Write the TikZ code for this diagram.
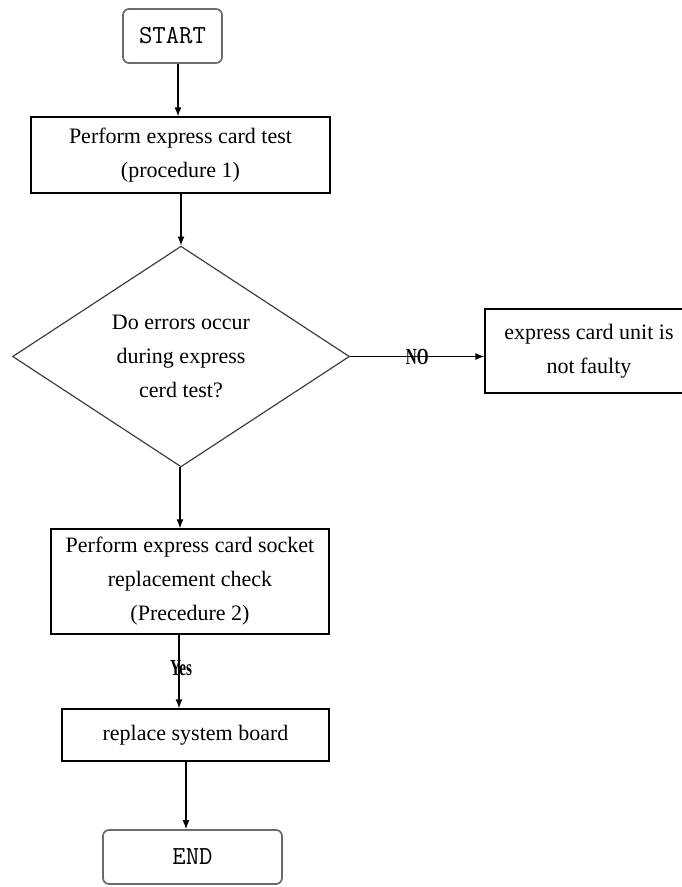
\documentclass[tikz,border=0pt]{standalone}
\usepackage{fontspec}
\setmainfont{Liberation Serif}
\usetikzlibrary{shapes.geometric,arrows.meta}

\tikzset{
  every node/.style={font=\fontsize{22pt}{34pt}\selectfont, text=black},
  procbox/.style={draw=black, line width=1.2pt, rectangle, align=center, inner sep=0pt},
  termbox/.style={draw=black!58, line width=1.7pt, rectangle, rounded corners=6pt,
                  inner sep=0pt, font=\ttfamily\fontsize{26pt}{30pt}\selectfont},
  decision/.style={draw=black!75, line width=1.2pt, diamond, align=center, inner sep=0pt},
  arr/.style={draw=black, line width=1.2pt, -{Latex[length=9pt,width=7pt]}},
  edgelabel/.style={font=\bfseries\fontsize{23pt}{25pt}\selectfont, inner sep=0pt}
}
\newcommand{\narrowlabel}[1]{\scalebox{0.66}[1]{#1}}

\begin{document}
\begin{tikzpicture}[x=1pt, y=-1pt]
  \clip (0,0) rectangle (682,887);
  \fill[white] (0,0) rectangle (682,887);

  % terminals
  \node[termbox, minimum width=99pt, minimum height=54pt] (start) at (172.5,36) {START};
  \node[termbox, minimum width=179pt, minimum height=54pt] (finish) at (192.5,857) {END};

  % process steps
  \node[procbox, minimum width=299pt, minimum height=76pt] (test) at (180.5,155)
    {Perform express card test\\(procedure 1)};
  \node[decision, minimum width=337pt, minimum height=207pt] (decide) at (181,356.5)
    {Do errors occur\\during express\\cerd test?};
  \node[procbox, minimum width=208pt, minimum height=84pt] (ok) at (589,351)
    {express card unit is\\not faulty};
  \node[procbox, minimum width=278pt, minimum height=105pt] (socket) at (190,581.5)
    {Perform express card socket\\replacement check\\(Precedure 2)};
  \node[procbox, minimum width=267pt, minimum height=52pt] (board) at (195.5,735)
    {replace system board};

  % connectors
  \draw[arr] ([xshift=5.5pt]start.south) -- ([xshift=5.5pt]start.south |- test.north);
  \draw[arr] (decide.north |- test.south) -- (decide.north);
  \draw[arr] (decide.east) -- (decide.east -| ok.west)
    node[edgelabel, pos=0.5] {\narrowlabel{NO}};
  \draw[arr] ([xshift=-1pt]decide.south) -- ([xshift=-1pt]decide.south |- socket.north);
  \draw[arr] ([xshift=-11pt]socket.south) -- ([xshift=-11pt]socket.south |- board.north)
    node[edgelabel, pos=0.45, xshift=2pt] {\narrowlabel{Yes}};
  \draw[arr] ([xshift=-9.5pt]board.south) -- ([xshift=-9.5pt]board.south |- finish.north);
\end{tikzpicture}
\end{document}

» Work to do:
Output a faithful copy of the data, with each picture left out.

» Task response:
Write the TikZ code for this diagram.
\documentclass[tikz,border=0pt]{standalone}
\usepackage{fontspec}
\setmainfont{Liberation Serif}
\usetikzlibrary{shapes.geometric,arrows.meta}

\tikzset{
  every node/.style={font=\fontsize{22pt}{34pt}\selectfont, text=black},
  procbox/.style={draw=black, line width=1.2pt, rectangle, align=center, inner sep=0pt},
  termbox/.style={draw=black!58, line width=1.7pt, rectangle, rounded corners=6pt,
                  inner sep=0pt, font=\ttfamily\fontsize{26pt}{30pt}\selectfont},
  decision/.style={draw=black!75, line width=1.2pt, diamond, align=center, inner sep=0pt},
  arr/.style={draw=black, line width=1.2pt, -{Latex[length=9pt,width=7pt]}},
  edgelabel/.style={font=\bfseries\fontsize{23pt}{25pt}\selectfont, inner sep=0pt}
}
\newcommand{\narrowlabel}[1]{\scalebox{0.66}[1]{#1}}

\begin{document}
\begin{tikzpicture}[x=1pt, y=-1pt]
  \clip (0,0) rectangle (682,887);
  \fill[white] (0,0) rectangle (682,887);

  % terminals
  \node[termbox, minimum width=99pt, minimum height=54pt] (start) at (172.5,36) {START};
  \node[termbox, minimum width=179pt, minimum height=54pt] (finish) at (192.5,857) {END};

  % process steps
  \node[procbox, minimum width=299pt, minimum height=76pt] (test) at (180.5,155)
    {Perform express card test\\(procedure 1)};
  \node[decision, minimum width=337pt, minimum height=207pt] (decide) at (181,356.5)
    {Do errors occur\\during express\\cerd test?};
  \node[procbox, minimum width=208pt, minimum height=84pt] (ok) at (589,351)
    {express card unit is\\not faulty};
  \node[procbox, minimum width=278pt, minimum height=105pt] (socket) at (190,581.5)
    {Perform express card socket\\replacement check\\(Precedure 2)};
  \node[procbox, minimum width=267pt, minimum height=52pt] (board) at (195.5,735)
    {replace system board};

  % connectors
  \draw[arr] ([xshift=5.5pt]start.south) -- ([xshift=5.5pt]start.south |- test.north);
  \draw[arr] (decide.north |- test.south) -- (decide.north);
  \draw[arr] (decide.east) -- (decide.east -| ok.west)
    node[edgelabel, pos=0.5] {\narrowlabel{NO}};
  \draw[arr] ([xshift=-1pt]decide.south) -- ([xshift=-1pt]decide.south |- socket.north);
  \draw[arr] ([xshift=-11pt]socket.south) -- ([xshift=-11pt]socket.south |- board.north)
    node[edgelabel, pos=0.45, xshift=2pt] {\narrowlabel{Yes}};
  \draw[arr] ([xshift=-9.5pt]board.south) -- ([xshift=-9.5pt]board.south |- finish.north);
\end{tikzpicture}
\end{document}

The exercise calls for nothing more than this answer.